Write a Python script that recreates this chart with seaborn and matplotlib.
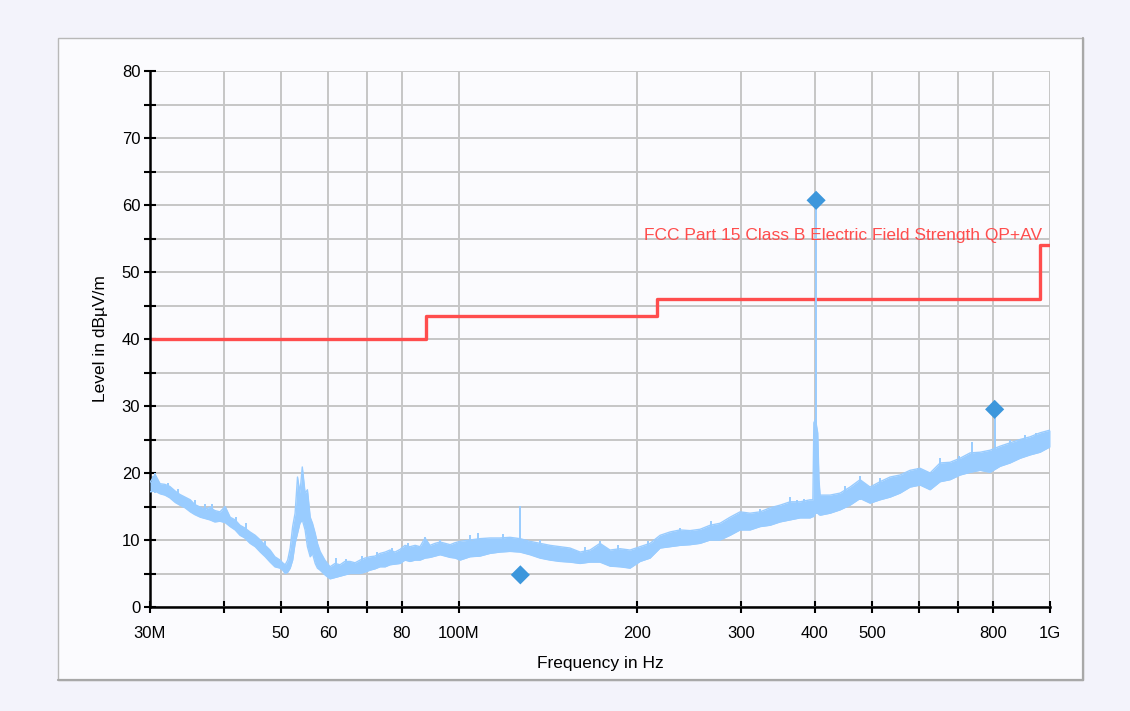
import numpy as np
import pandas as pd
import matplotlib
matplotlib.use("Agg")
import matplotlib.pyplot as plt
import seaborn as sns
from matplotlib.patches import Rectangle
from matplotlib.lines import Line2D
from matplotlib.ticker import FixedLocator, FixedFormatter, NullLocator, MultipleLocator

# ---------------- data ----------------
trace_freq_mhz = [
    30.0, 30.6, 31.2, 31.8, 32.4, 33.1, 33.7, 34.4, 35.1, 35.7,
    36.5, 37.2, 37.9, 38.6, 39.4, 40.2, 41.0, 41.8, 42.6, 43.4,
    44.3, 45.2, 46.1, 47.0, 47.9, 48.8, 49.8, 50.3, 50.8, 51.3,
    51.8, 52.3, 52.8, 53.3, 53.8, 54.3, 54.9, 55.4, 56.0, 56.5,
    57.1, 57.6, 58.2, 59.3, 60.5, 61.7, 62.9, 64.1, 65.4, 66.7,
    68.0, 69.3, 70.7, 72.1, 73.5, 75.0, 76.4, 77.9, 79.5, 81.0,
    82.6, 84.3, 85.9, 87.6, 89.3, 91.1, 92.9, 94.7, 96.6, 98.5,
    100.4, 104.4, 108.5, 112.8, 117.3, 122.0, 126.8, 131.9, 137.1, 142.6,
    148.2, 154.1, 160.3, 166.6, 173.2, 180.1, 187.3, 194.7, 202.5, 210.5,
    218.9, 227.6, 236.6, 246.0, 255.8, 266.0, 276.5, 287.5, 298.9, 310.8,
    323.2, 336.0, 349.4, 363.2, 377.7, 392.7, 397.0, 398.5, 401.0, 404.5,
    406.5, 408.3, 424.5, 441.4, 458.9, 477.1, 496.1, 515.8, 536.3, 557.6,
    579.8, 602.8, 626.8, 651.7, 677.6, 704.5, 732.5, 761.6, 791.8, 823.3,
    856.0, 890.0, 925.4, 962.1, 1000.0,
]
trace_hi = [
    18.6, 19.8, 18.4, 18.3, 18.0, 17.3, 16.8, 16.4, 16.0, 15.3,
    14.9, 14.6, 14.9, 14.4, 14.2, 15.0, 13.4, 13.0, 12.2, 11.8,
    11.2, 10.7, 10.0, 9.2, 8.5, 7.5, 7.0, 6.6, 6.3, 7.0,
    8.8, 12.0, 14.0, 19.4, 17.0, 20.9, 17.0, 17.5, 13.4, 12.5,
    11.0, 9.5, 8.3, 7.0, 6.0, 6.5, 6.3, 6.8, 6.8, 6.6,
    7.0, 7.3, 7.5, 7.6, 8.0, 8.2, 8.5, 8.2, 8.6, 9.2,
    9.0, 9.2, 9.0, 10.3, 9.2, 9.5, 9.7, 9.5, 9.3, 9.6,
    9.8, 10.0, 10.2, 10.3, 10.3, 10.4, 10.2, 9.8, 9.5, 9.2,
    9.0, 8.8, 8.2, 8.5, 9.5, 8.5, 8.7, 8.5, 9.0, 9.5,
    10.7, 11.2, 11.5, 11.4, 11.6, 12.2, 12.5, 13.4, 14.2, 14.0,
    14.2, 14.8, 15.2, 15.7, 15.7, 16.0, 16.0, 27.5, 28.0, 26.0,
    19.0, 16.7, 16.7, 17.0, 17.9, 19.0, 17.9, 18.7, 19.4, 19.7,
    20.4, 20.7, 20.0, 21.5, 21.6, 22.2, 23.0, 23.1, 23.4, 24.0,
    24.5, 25.0, 25.4, 26.0, 26.4,
]
trace_lo = [
    17.2, 17.3, 16.9, 16.7, 16.3, 15.6, 15.2, 14.8, 14.2, 13.8,
    13.4, 13.2, 13.0, 12.7, 12.8, 12.6, 12.0, 11.5, 10.7, 10.3,
    9.5, 9.0, 8.2, 7.5, 6.7, 6.0, 5.8, 5.5, 5.0, 5.2,
    5.8, 7.0, 9.5, 11.0, 12.5, 13.0, 11.5, 9.0, 7.5, 8.0,
    6.5, 5.8, 5.5, 4.8, 4.2, 4.4, 4.6, 4.8, 5.0, 5.0,
    5.0, 5.2, 5.5, 5.7, 6.0, 6.0, 6.3, 6.4, 6.5, 7.0,
    6.8, 7.0, 7.0, 7.3, 7.4, 7.6, 7.8, 7.6, 7.4, 7.3,
    7.0, 7.5, 7.6, 8.0, 8.2, 8.3, 8.2, 7.8, 7.3, 7.0,
    6.8, 6.7, 6.5, 6.7, 6.7, 6.1, 6.0, 5.8, 6.8, 7.3,
    8.8, 9.0, 9.2, 9.3, 9.5, 10.0, 10.0, 10.7, 11.5, 11.5,
    12.0, 12.2, 12.7, 13.0, 13.3, 13.3, 13.5, 13.5, 14.0, 14.0,
    13.8, 13.7, 14.0, 14.5, 15.2, 16.2, 15.5, 16.0, 16.4, 17.0,
    17.9, 18.2, 17.5, 18.7, 19.0, 19.7, 20.1, 20.4, 20.1, 21.0,
    21.5, 22.2, 22.7, 23.1, 23.9,
]

# narrow peaks standing out of the noise band
spike_freq_mhz = [
    30.4, 30.6, 31.0, 32.2, 33.4, 35.7, 37.2, 38.2, 40.2, 42.0,
    43.6, 47.0, 62.0, 64.3, 68.5, 72.6, 77.0, 82.0, 87.6, 92.9,
    104.4, 107.5, 118.8, 127.0, 137.1, 163.4, 173.2, 185.8, 208.9, 236.6,
    267.0, 293.0, 323.2, 355.6, 363.2, 373.0, 383.5, 402.0, 450.0, 477.1,
    515.8, 597.0, 651.7, 702.0, 737.0, 806.0, 856.0, 906.0, 948.0,
]
spike_top = [
    19.5, 20.0, 19.0, 18.5, 17.6, 16.0, 15.3, 15.4, 15.0, 13.5,
    12.6, 9.8, 7.3, 7.1, 7.6, 8.2, 8.8, 9.5, 10.5, 10.0,
    10.8, 11.0, 10.9, 15.1, 10.0, 9.0, 9.8, 9.2, 9.8, 11.8,
    12.8, 13.6, 14.6, 15.2, 16.4, 16.0, 16.1, 60.6, 18.0, 19.5,
    19.2, 20.7, 22.2, 22.6, 24.6, 29.5, 25.0, 25.7, 26.0,
]
spike_base = [
    17.5, 17.0, 17.0, 16.5, 15.5, 14.0, 13.3, 13.2, 13.0, 11.5,
    10.5, 7.8, 5.3, 5.1, 5.6, 6.2, 6.8, 7.5, 8.0, 8.0,
    8.8, 9.0, 8.9, 9.0, 8.0, 7.0, 7.0, 7.2, 7.8, 9.8,
    10.8, 11.6, 12.6, 13.2, 14.0, 14.0, 14.1, 16.0, 16.0, 16.0,
    17.2, 18.7, 19.0, 20.6, 21.0, 22.0, 23.0, 23.7, 24.0,
]

marker_freq_mhz = [127.0, 402.0, 806.0]
marker_level = [4.8, 60.7, 29.5]

limit_freq_mhz = [30, 88, 88, 216, 216, 960, 960, 1000]
limit_level = [40, 40, 43.5, 43.5, 46, 46, 54, 54]
limit_name = "FCC Part 15 Class B Electric Field Strength QP+AV"

xtick_mhz = [30, 40, 50, 60, 70, 80, 100, 200, 300, 400, 500, 600, 700, 800, 1000]
xtick_labels = ["30M", "", "50", "60", "", "80", "100M", "200", "300", "400", "500", "", "", "800", "1G"]

# ---------------- style ----------------
sns.set_theme(style="white")
plt.rcParams["font.family"] = ["Liberation Sans", "DejaVu Sans"]

W, H = 1130, 711
BG = "#f3f3fb"
PANEL = "#fbfbfe"
TRACE = "#99ccff"
RED = "#ff4d4d"
MARK = "#3d97dc"

fig = plt.figure(figsize=(W / 100, H / 100), dpi=100, facecolor=BG)

# panel box (behind the axes)
px0, py0, px1, py1 = 57.5, 37.5, 1083, 680
fig.patches.append(Rectangle((px0 / W, 1 - py1 / H), (px1 - px0) / W, (py1 - py0) / H,
                             transform=fig.transFigure, facecolor=PANEL,
                             edgecolor="#b8b8b8", lw=1.0, zorder=-10))
fig.lines.append(Line2D([px1 / W, px1 / W], [1 - py1 / H, 1 - py0 / H], transform=fig.transFigure,
                        color="#a8a8a8", lw=1.6, zorder=-9))
fig.lines.append(Line2D([px0 / W, px1 / W], [1 - py1 / H, 1 - py1 / H], transform=fig.transFigure,
                        color="#a8a8a8", lw=1.6, zorder=-9))

ax = fig.add_axes([150 / W, 1 - 607 / H, 900 / W, 536 / H])
ax.set_zorder(5)
ax.set_facecolor(PANEL)

df = pd.DataFrame({"freq": np.array(trace_freq_mhz) * 1e6,
                   "hi": trace_hi, "lo": trace_lo})
lim = pd.DataFrame({"freq": np.array(limit_freq_mhz) * 1e6, "level": limit_level})
mk = pd.DataFrame({"freq": np.array(marker_freq_mhz) * 1e6, "level": marker_level})

sns.lineplot(data=lim, x="freq", y="level", sort=False, estimator=None,
             color=RED, lw=2.4, ax=ax, zorder=2)

ax.fill_between(df["freq"], df["lo"], df["hi"], color=TRACE, lw=0, zorder=3)
sns.lineplot(data=df, x="freq", y="hi", estimator=None, color=TRACE, lw=1.0, ax=ax, zorder=3)
sns.lineplot(data=df, x="freq", y="lo", estimator=None, color=TRACE, lw=1.0, ax=ax, zorder=3)
ax.vlines(np.array(spike_freq_mhz) * 1e6, spike_base, spike_top, colors=TRACE, lw=1.4, zorder=3)

sns.scatterplot(data=mk, x="freq", y="level", marker="D", s=95, color=MARK,
                edgecolor="none", ax=ax, zorder=5)

ax.text(969e6, 54.8, limit_name, color=RED, fontsize=12.5, ha="right", va="baseline", zorder=4)

ax.set_xscale("log")
ax.set_xlim(30e6, 1e9)
ax.set_ylim(0, 80)
ax.xaxis.set_major_locator(FixedLocator([v * 1e6 for v in xtick_mhz]))
ax.xaxis.set_major_formatter(FixedFormatter(xtick_labels))
ax.xaxis.set_minor_locator(NullLocator())
ax.yaxis.set_major_locator(MultipleLocator(10))
ax.yaxis.set_minor_locator(MultipleLocator(5))

ax.set_axisbelow(True)
ax.grid(True, which="both", color="#c6c6c6", lw=1.4)

ax.tick_params(axis="x", which="major", direction="inout", length=9, width=1.5,
               color="black", labelcolor="black", labelsize=12, pad=9, bottom=True)
ax.tick_params(axis="y", which="both", direction="inout", length=8, width=1.5,
               color="black", labelcolor="black", labelsize=12, pad=3, left=True)

for s in ["top", "right"]:
    ax.spines[s].set_visible(False)
for s in ["left", "bottom"]:
    ax.spines[s].set_color("black")
    ax.spines[s].set_linewidth(1.8)

ax.set_xlabel("Frequency in Hz", fontsize=12.5, labelpad=11, color="black")
ax.set_ylabel("Level in dB\u00b5V/m", fontsize=12.5, labelpad=10, color="black")

fig.savefig("out.png", dpi=100, facecolor=BG)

_ _ _

Short task: Reproduce the data above word for word from its first line through the line that holds "from matplotlib.ticker import", both ends included; skip pictures.

Solution for this exercise:
Write a Python script that recreates this chart with seaborn and matplotlib.
import numpy as np
import pandas as pd
import matplotlib
matplotlib.use("Agg")
import matplotlib.pyplot as plt
import seaborn as sns
from matplotlib.patches import Rectangle
from matplotlib.lines import Line2D
from matplotlib.ticker import FixedLocator, FixedFormatter, NullLocator, MultipleLocator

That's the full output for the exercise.